Moody’s Investors Service recently downgraded Botswana’s long-term issuer rating from A3 to Baa1, citing weakening fiscal buffers and rising debt, though the country remains investment grade. Despite this, some economists believe Botswana’s debt is manageable if borrowing is channeled toward productive sectors that drive growth and economic diversification. Success depends on sound fiscal management and reducing reliance on diamond revenues (Moody’s, Reuters).
International financial institutions like the IMF and World Bank have recommended policy measures to help Botswana manage its debt pressures. These include fiscal consolidation through expenditure control and improved revenue collection, such as broadening the tax base and enhancing efficiency at the Botswana Unified Revenue Service. Strengthening public financial management is crucial to ensure borrowed funds support high-impact infrastructure and diversification projects, including renewable energy, agriculture, and manufacturing, which could stabilize revenue and reduce vulnerability to external shocks.
The World Bank has also emphasized structural reforms to boost private sector growth by improving the business environment, supporting small and medium enterprises, and expanding access to affordable credit. Tackling household debt will require tighter regulation of unsecured lending, better financial literacy programs, and more sustainable credit markets. In the energy sector, reforms of state-owned enterprises and accelerated investment in reliable, cost-effective power generation are needed.

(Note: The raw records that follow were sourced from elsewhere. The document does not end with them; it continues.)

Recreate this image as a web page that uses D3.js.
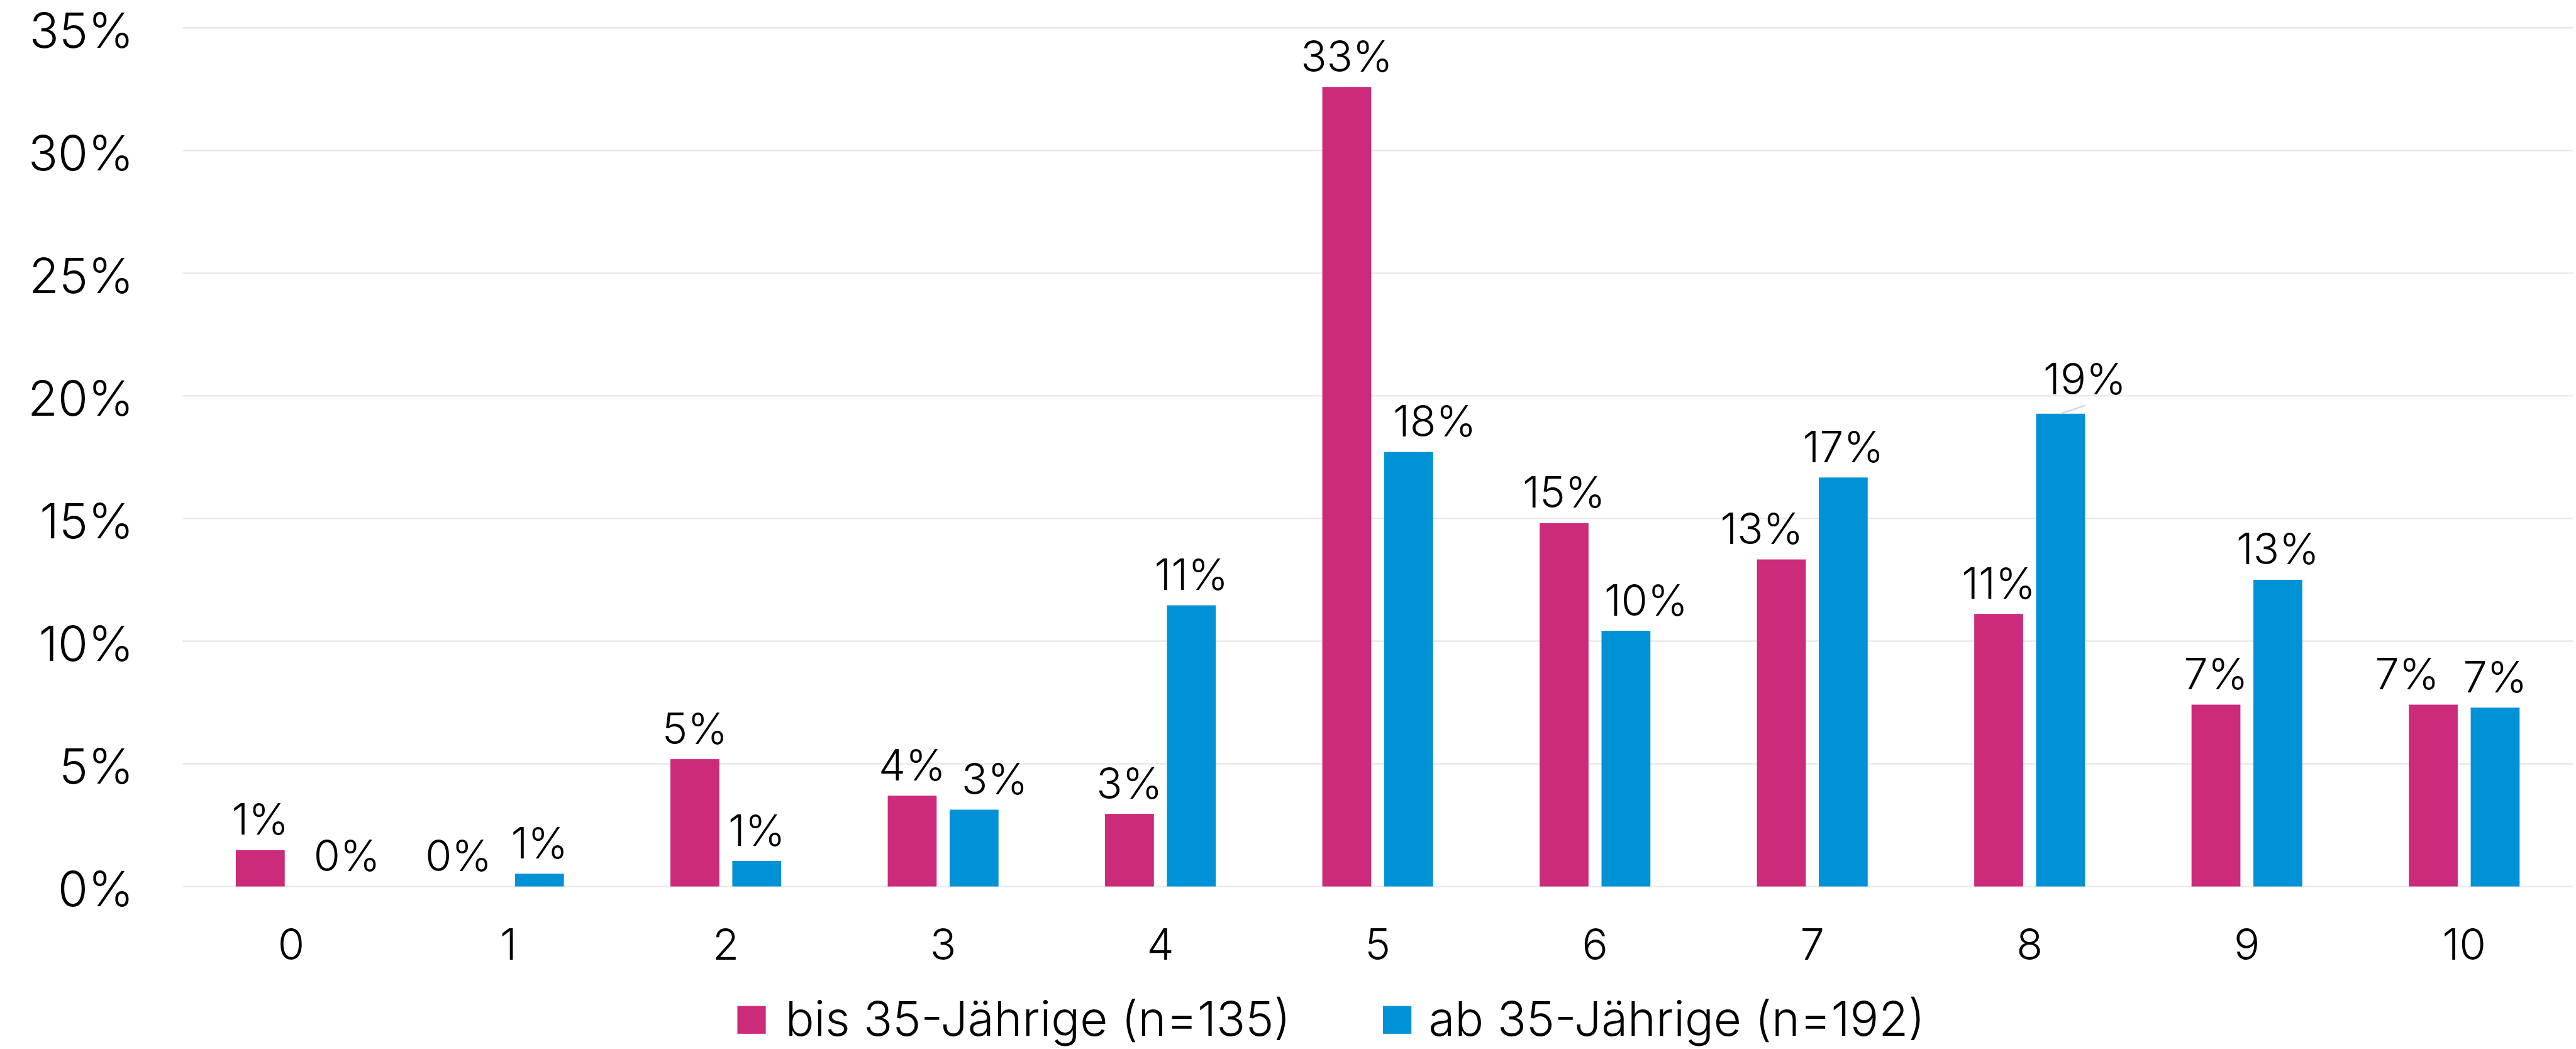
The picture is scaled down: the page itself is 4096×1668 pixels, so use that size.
<!DOCTYPE html>
<html>
<head>
<meta charset="utf-8">
<script src="https://cdn.jsdelivr.net/npm/d3@7"></script>
<style>
  html, body { margin: 0; padding: 0; background: #ffffff; }
  svg { display: block; }
  text { font-family: Inter, "Open Sans", sans-serif; font-weight: 300; fill: #000; }
</style>
</head>
<body>
<svg id="chart" width="4096" height="1668"></svg>
<script>
// ---- data (percent values) ----
const categories = ["0", "1", "2", "3", "4", "5", "6", "7", "8", "9", "10"];
const seriesNames = ["bis 35-Jährige (n=135)", "ab 35-Jährige (n=192)"];
const young = [1.48, 0, 5.19, 3.70, 2.96, 32.59, 14.81, 13.33, 11.11, 7.41, 7.41];
const old   = [0, 0.52, 1.04, 3.13, 11.46, 17.71, 10.42, 16.67, 19.27, 12.50, 7.29];
const youngLabels = ["1%", "0%", "5%", "4%", "3%", "33%", "15%", "13%", "11%", "7%", "7%"];
const oldLabels   = ["0%", "1%", "1%", "3%", "11%", "18%", "10%", "17%", "19%", "13%", "7%"];
const yTicks = [0, 5, 10, 15, 20, 25, 30, 35];
const colors = ["#CC2A7B", "#0092D6"];

// ---- layout config (reference pixel space, scaled to the window) ----
const REF_W = 4353;
const k = 4096 / REF_W;
// horizontal nudges of data labels that the original moved aside to avoid overlaps
const labelNudgeYoung = { "1": -32, "7": -33, "10": -44 };
const labelNudgeOld   = { "0": 42, "3": 35, "5": 44, "6": 34, "8": 41 };
const leaderLabel = { cat: "8", s: 1, dy: -33 };

const svg = d3.select("#chart");
const g = svg.append("g").attr("transform", `scale(${k})`);

const plotLeft = 308.5, plotRight = 4347.7;
const y0 = 1498, yTop = 47;

const x = d3.scaleBand().domain(categories).range([plotLeft, plotRight]).padding(0);
const x1 = d3.scaleBand().domain([0, 1]).range([90, x.bandwidth() - 90]).paddingInner(0.21).paddingOuter(0);
const y = d3.scaleLinear().domain([0, 35]).range([y0, yTop]);

// gridlines
g.append("g").selectAll("line").data(yTicks).join("line")
  .attr("x1", plotLeft).attr("x2", plotRight)
  .attr("y1", d => y(d)).attr("y2", d => y(d))
  .attr("stroke", "#e9e9e9").attr("stroke-width", 2.5);

// y axis labels
const yAxis = d3.axisLeft(y).tickValues(yTicks).tickFormat(d => d + "%").tickSize(0).tickPadding(0);
const ya = g.append("g").attr("transform", "translate(226,0)").call(yAxis);
ya.select(".domain").remove();
ya.selectAll("text")
  .attr("font-family", "Inter, 'Open Sans', sans-serif")
  .attr("font-size", 82.5).attr("font-weight", 300).attr("fill", "#000")
  .attr("dy", null).attr("y", 33);

// x axis labels
const xAxis = d3.axisBottom(x).tickSize(0).tickPadding(0);
const xa = g.append("g").attr("transform", `translate(0,${y0})`).call(xAxis);
xa.select(".domain").remove();
xa.selectAll("text")
  .attr("font-family", "Inter, 'Open Sans', sans-serif")
  .attr("font-size", 73).attr("font-weight", 300).attr("fill", "#000")
  .attr("dy", null).attr("y", 1622 - y0);

// bars
const rows = categories.map((c, i) => ({ c, vals: [young[i], old[i]], labs: [youngLabels[i], oldLabels[i]] }));
const groups = g.append("g").selectAll("g").data(rows).join("g")
  .attr("transform", d => `translate(${x(d.c)},0)`);

groups.selectAll("rect").data(d => d.vals.map((v, s) => ({ v, s }))).join("rect")
  .attr("x", d => x1(d.s))
  .attr("width", x1.bandwidth())
  .attr("y", d => y(d.v))
  .attr("height", d => y0 - y(d.v))
  .attr("fill", d => colors[d.s]);

// data labels
groups.each(function (d) {
  const grp = d3.select(this);
  d.vals.forEach((v, s) => {
    const cx = x1(s) + x1.bandwidth() / 2;
    const top = y(v);
    const nudge = (s === 0 ? labelNudgeYoung : labelNudgeOld)[d.c] || 0;
    let lx = cx + nudge, ly = top - 26;
    if (d.c === leaderLabel.cat && s === leaderLabel.s) {
      ly = top + leaderLabel.dy;
      grp.append("line")
        .attr("x1", cx).attr("y1", top)
        .attr("x2", cx + 42).attr("y2", top - 14)
        .attr("stroke", "#d4d4d4").attr("stroke-width", 2.5);
    }
    grp.append("text")
      .attr("x", lx).attr("y", ly)
      .attr("text-anchor", "middle")
      .attr("font-size", 72.5)
      .text(d.labs[s]);
  });
});

// legend
const legend = g.append("g");
const legendItems = [
  { name: seriesNames[0], color: colors[0], sx: 1246, tx: 1327 },
  { name: seriesNames[1], color: colors[1], sx: 2337, tx: 2414 }
];
legendItems.forEach(it => {
  legend.append("rect").attr("x", it.sx).attr("y", 1700).attr("width", 48).attr("height", 47).attr("fill", it.color);
  legend.append("text").attr("x", it.tx).attr("y", 1750).attr("font-size", 81).text(it.name);
});
</script>
</body>
</html>
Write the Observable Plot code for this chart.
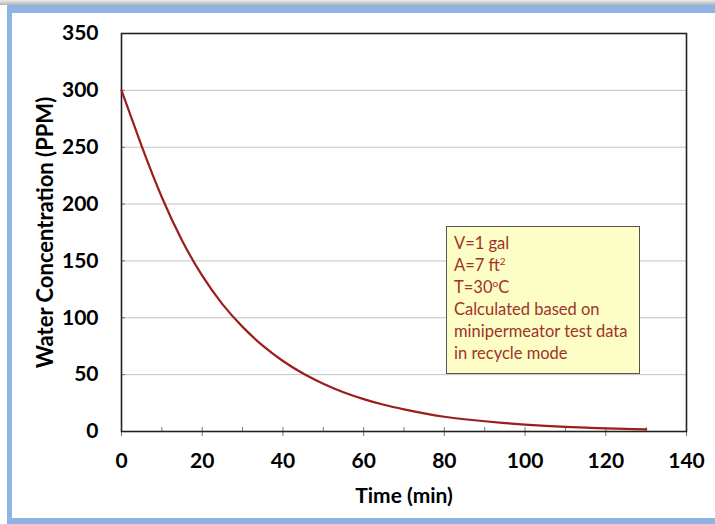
<!DOCTYPE html>
<html>
<head>
<meta charset="utf-8">
<script src="https://cdn.jsdelivr.net/npm/d3@7"></script>
<script src="https://cdn.jsdelivr.net/npm/@observablehq/plot@0.6"></script>
<style>
  html, body { margin: 0; padding: 0; background: #fff; }
  #wrap { position: relative; width: 715px; height: 524px; overflow: hidden; background: #fff; }
  #shadow { position: absolute; left: 0; top: 0; width: 715px; height: 5px; background: linear-gradient(#ececec, #b4b4b4); }
  #border { position: absolute; left: 7px; top: 5px; width: 800px; height: 519px; box-sizing: border-box;
            border-left: 5px solid #8db4e2; border-top: 8px solid #8db4e2; border-bottom: 6px solid #8db4e2; pointer-events: none; z-index: 2; }
  #chart { position: absolute; left: 0; top: 0; z-index: 1; }
  #note { position: absolute; left: 446px; top: 226px; width: 194px; height: 148px; box-sizing: border-box;
          background: #fdfdc6; border: 1.5px solid #555; z-index: 3;
          font-family: Lato, "Open Sans", sans-serif; font-size: 16.5px; color: #a0322a; line-height: 22px; padding: 5px 0 0 7px; white-space: nowrap; }
  #note sup { font-size: 10px; line-height: 0; vertical-align: 6px; }
</style>
</head>
<body>
<div id="wrap">
  <div id="shadow"></div>
  <div id="border"></div>
  <div id="chart"></div>
  <div id="note">
    V=1 gal<br>
    A=7 ft<sup>2</sup><br>
    T=30<sup>o</sup>C<br>
    Calculated based on<br>
    minipermeator test data<br>
    in recycle mode
  </div>
</div>
<script>
// Data
const timeMin = [0, 5, 10, 15, 20, 25, 30, 35, 40, 45, 50, 55, 60, 65, 70, 75, 80, 85, 90, 95, 100, 105, 110, 115, 120, 125, 130];
const waterPPM = [300, 251, 206, 168, 137, 112, 92, 75.5, 62, 51, 42, 34.5, 28.5, 23.5, 19.5, 16, 13, 10.8, 9, 7.4, 6.1, 5, 4.1, 3.4, 2.8, 2.3, 1.9];
const xTicks = [0, 20, 40, 60, 80, 100, 120, 140];
const xMinorTicks = [10, 20, 30, 40, 50, 60, 70, 80, 90, 100, 110, 120, 130];
const yTicks = [0, 50, 100, 150, 200, 250, 300, 350];
const yGrid = [50, 100, 150, 200, 250, 300];
const xTitle = "Time (min)";
const yTitle = "Water Concentration (PPM)";

const data = timeMin.map((t, i) => ({t, c: waterPPM[i]}));

const W = 715, H = 524;
const mL = 121, mR = 29, mT = 33, mB = 93;
const innerW = W - mL - mR, innerH = H - mT - mB;
const font = "Lato, 'Open Sans', sans-serif";

const chart = Plot.plot({
  width: W,
  height: H,
  marginLeft: mL,
  marginRight: mR,
  marginTop: mT,
  marginBottom: mB,
  style: {background: "transparent", fontFamily: font, color: "#000", overflow: "visible"},
  x: {domain: [0, 140]},
  y: {domain: [0, 350]},
  marks: [
    Plot.ruleY(yGrid, {y: d => d, stroke: "#c4c4c4", strokeWidth: 1}),
    Plot.ruleY(yGrid, {y: d => d, stroke: "#777", strokeWidth: 1, insetRight: innerW - 4}),
    Plot.ruleX(xMinorTicks, {x: d => d, stroke: "#777", strokeWidth: 1, insetTop: innerH - 4}),
    Plot.axisX({ticks: xTicks, tickSize: 5, tickPadding: 17, tickFormat: d => String(d), fontSize: 21, fontWeight: "bold", stroke: "#777", label: null}),
    Plot.axisY({ticks: yTicks, tickSize: 0, tickPadding: 23, tickFormat: d => String(d), fontSize: 21, fontWeight: "bold", label: null}),
    Plot.frame({stroke: "#222", strokeWidth: 1.6}),
    Plot.line(data, {x: "t", y: "c", stroke: "#9b1d1d", strokeWidth: 2.2, curve: "natural"}),
    Plot.text([xTitle], {frameAnchor: "bottom", dy: 65, lineAnchor: "middle", text: d => d, fontSize: 21, fontWeight: "bold", fill: "#000"}),
    Plot.text([yTitle], {frameAnchor: "left", dx: -76, rotate: -90, textAnchor: "middle", lineAnchor: "middle", text: d => d, fontSize: 22, fontWeight: "bold", fill: "#000"})
  ]
});
document.getElementById("chart").appendChild(chart);
</script>
</body>
</html>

Addressing inefficiencies at Morupule B and diversifying energy sources could reduce reliance on imports and ease fiscal strain. As Botswana navigates this challenging fiscal landscape, balancing economic growth with debt sustainability will be critical. The coming years will test the country’s reputation for prudent economic management as policymakers strive to restore fiscal stability while advancing economic transformation.